Every year at Christmas, I go a little bit cookie-crazy. This year is no exception, so here comes Christmas Cookie Post Numero Uno. Stay tuned for many more.
Shortbread is kind of synonymous with Christmas. I don’t have one shortbread recipe that I re-make every year (unlike this biscotti), but I always make shortbread in some form or another. In the past this has included piped coffee kisses and hazelnut shortbread, both of which are totally delicious, but I wanted to emulate the more traditional chunky rectangles of Walker’s shortbread this year.

This recipe comes from my trusted friend Martha, because she knows her shortbread.

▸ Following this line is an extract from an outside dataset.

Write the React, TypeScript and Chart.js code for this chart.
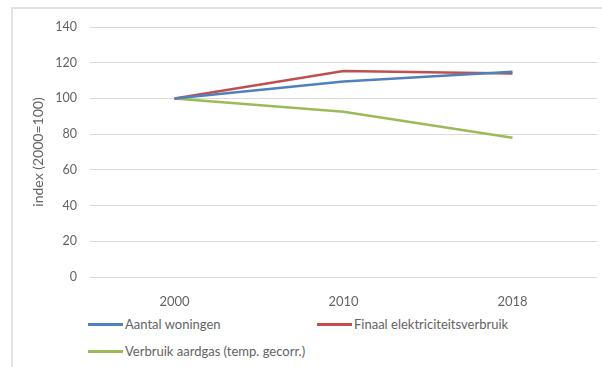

I made a double batch and added chocolate and dried cranberries to one half, pressed the dough into a baking pan, scored it, poked it with a skewer, and baked it low and slow (that’s an important shortbread trick, especially when baking it as one big batch in a pan). The result not only looks good (exactly the (slightly more rustic) Walker’s shortbread twins I was going for) but tastes wonderful. It’s definitely the best traditional shortbread I’ve ever made, and I think it might be a repeater in my Christmas cookie repertoire.

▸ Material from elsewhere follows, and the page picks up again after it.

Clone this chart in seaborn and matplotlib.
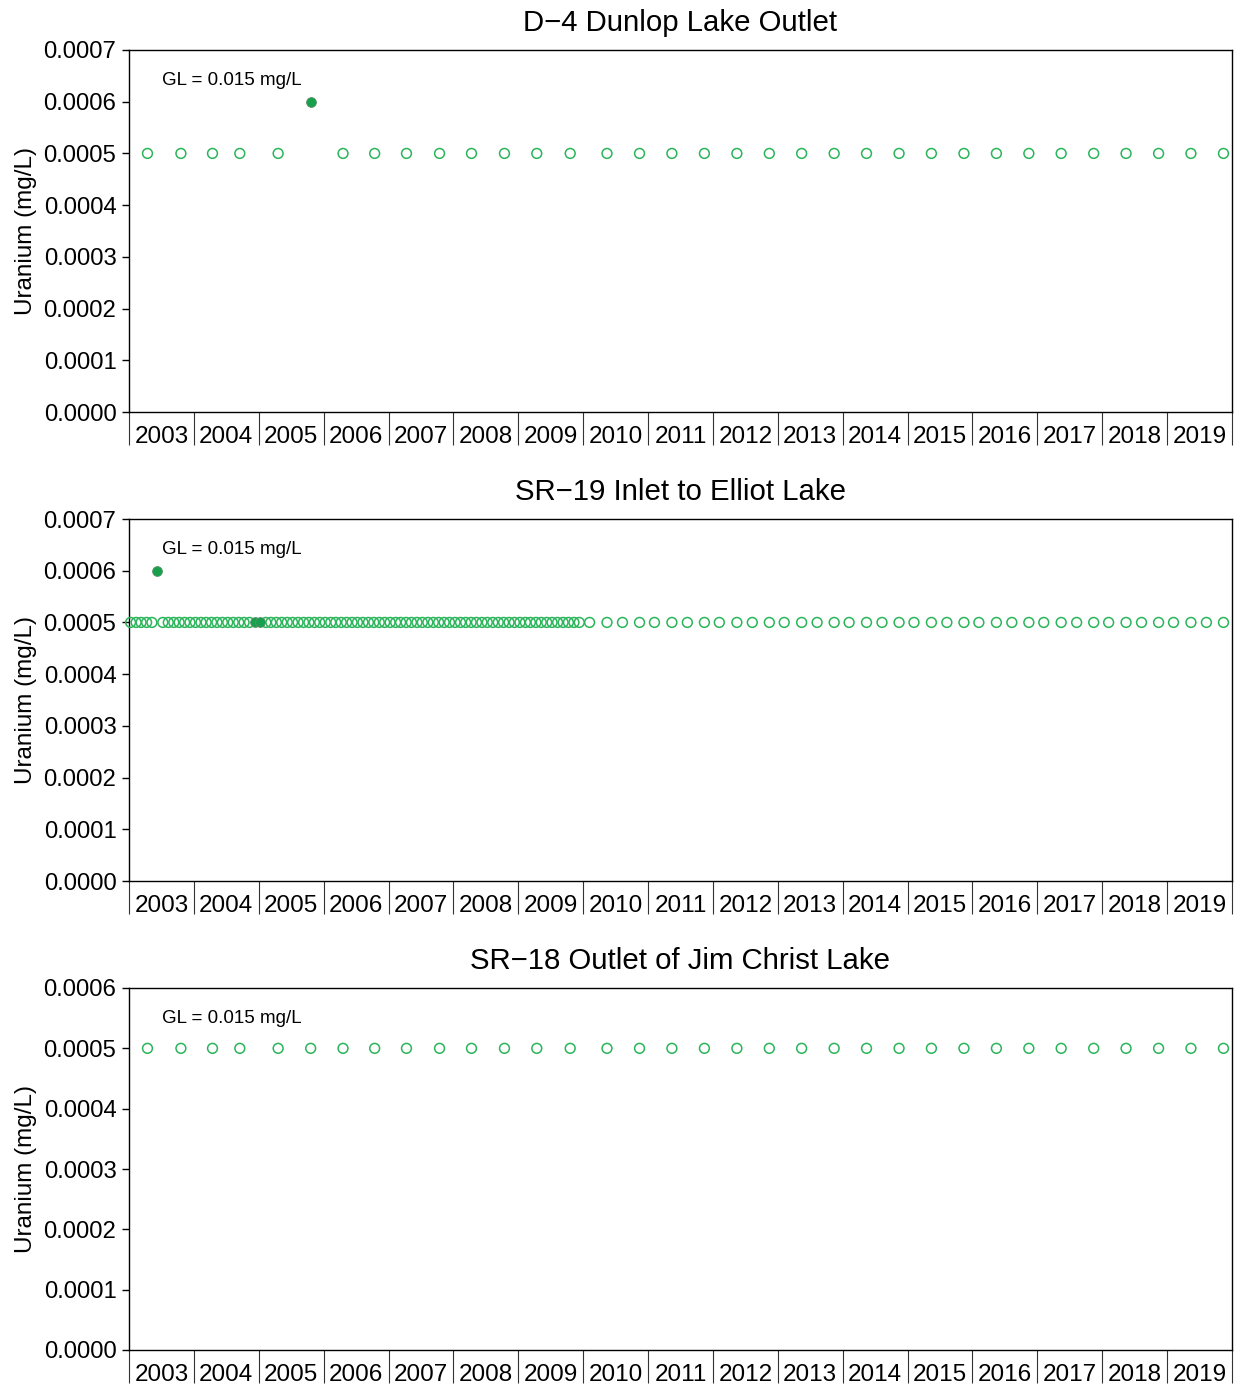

The cookies take to the addition of chocolate and cranberries very well, and I’m sure pretty much anything else you might want to stir in there would be good too (Martha has a toasted coconut and pecan version that looks dynamite, and my friend Frances recently made this deliciously floral (and gluten-free!) version). Shortbread gets better with age, too, so these can be made a few weeks before the Christmas Crazy starts to save yourself a headache.

Chunky Shortbread Fingers
Adapted from Martha Stewart Living Magazine, December 2012. Makes 32 pieces.
Preheat the oven to 300˚F. In a mixer bowl, place:
1 cup unsalted butter, room temperature
With the paddle attachment, cream the butter on medium-high until very fluffy.

Add in two additions:
3/4 cup confectioner’s sugar
Continue beating on medium-high until very very light and creamy, scraping down the bowl with a spatula a few times.
In a bowl, whisk together:
2 cups all purpose flour
1 1/2 tsp coarse salt
Add the flour to the creamed butter in thirds, stopping the mixer before each addition and then stirring on low to avoid a flour-explosion (I cover the mixer bowl with a towel to contain the flour). Stir until the flour is just fully incorporated – the dough should look kind of chunky.

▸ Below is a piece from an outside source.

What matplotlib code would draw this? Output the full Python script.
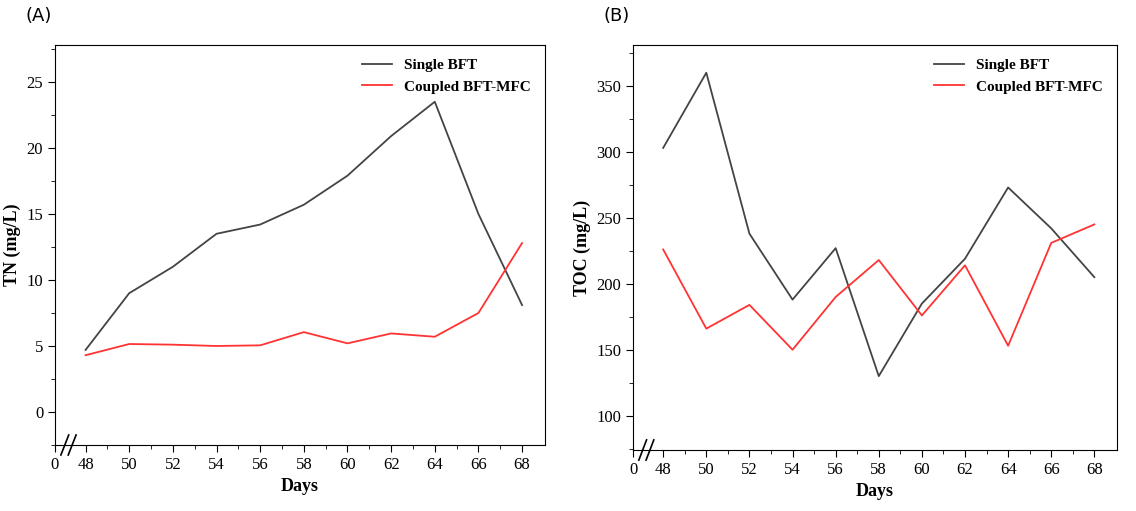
import matplotlib.pyplot as plt
from matplotlib.ticker import MultipleLocator

plt.rcParams['font.family'] = ['Liberation Serif', 'DejaVu Serif']

days = [48, 50, 52, 54, 56, 58, 60, 62, 64, 66, 68]
tn_single = [4.7, 9.0, 11.0, 13.5, 14.2, 15.7, 17.9, 20.9, 23.5, 15.0, 8.1]
tn_coupled = [4.3, 5.15, 5.1, 5.0, 5.05, 6.05, 5.2, 5.95, 5.7, 7.5, 12.8]
toc_single = [303, 360, 238, 188, 227, 130, 185, 219, 273, 242, 205]
toc_coupled = [226, 166, 184, 150, 190, 218, 176, 214, 153, 231, 245]

W, H = 1136, 511
fig = plt.figure(figsize=(W / 100, H / 100), dpi=100)
axA = fig.add_axes([55 / W, 1 - 445 / H, 490 / W, 400 / H])
axB = fig.add_axes([633 / W, 1 - 450 / H, 484 / W, 405 / H])

x0 = 46.6


def style(ax, single, coupled, ylab, ylim, major, minor, tag):
    ax.plot(days, single, color='#444444', lw=1.3, label='Single BFT')
    ax.plot(days, coupled, color='#ff3333', lw=1.3, label='Coupled BFT-MFC')
    ax.set_xlim(x0, 69.05)
    ax.set_ylim(*ylim)
    ax.set_xticks([x0] + days)
    ax.set_xticklabels(['0'] + [str(d) for d in days])
    ax.set_xticks(list(range(49, 68, 2)), minor=True)
    ax.yaxis.set_major_locator(MultipleLocator(major))
    ax.yaxis.set_minor_locator(MultipleLocator(minor))
    ax.tick_params(labelsize=12)
    ax.tick_params(which='major', length=5)
    ax.tick_params(which='minor', length=3)
    ax.set_xlabel('Days', fontsize=13, fontweight='bold')
    ax.set_ylabel(ylab, fontsize=13, fontweight='bold')
    ax.legend(loc='upper right', frameon=False,
              prop={'weight': 'bold', 'size': 11})
    # axis break marks
    kw = dict(transform=ax.transAxes, color='k', lw=1.2, clip_on=False)
    for dx in (0.02, 0.035):
        ax.plot([dx - 0.008, dx + 0.008], [-0.025, 0.025], **kw)
    ax.text(-0.06, 1.06, tag, transform=ax.transAxes, fontsize=13,
            family='DejaVu Sans')


style(axA, tn_single, tn_coupled, 'TN (mg/L)', (-2.5, 27.8), 5, 2.5, '(A)')
style(axB, toc_single, toc_coupled, 'TOC (mg/L)', (74, 381), 50, 25, '(B)')

fig.savefig('out.png', dpi=100)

Leave the dough plain or stir in any additions you want. I made a double batch, so to one batch I added:
3 oz chopped chocolate
1/3 cup chopped dried cranberries

Press the dough into a 9″ x 13″ pan that is lined with parchment paper (the pan below is a 12″ x 18″ pan, essentially twice the size of a 9″ x 13″ pan for a double batch). I finally got to use this nifty little pastry roller that (I think) I got last Christmas, but your fingers will work fine.

With a paring knife, cut the dough lengthwise in 8 and crosswise in 4, giving you 32 rectangles. Poke each rectangle a few times with a skewer or fork.

Bake in the preheated 300˚F oven for 50 – 60 minutes, until very lightly golden and set in the middle. Immediately re-cut the cookies with a paring knife, then let them cool completely in the pan.

Store in an airtight container for up to 3 weeks, or freeze for longer storage. A few days of aging will make these cookies taste even better.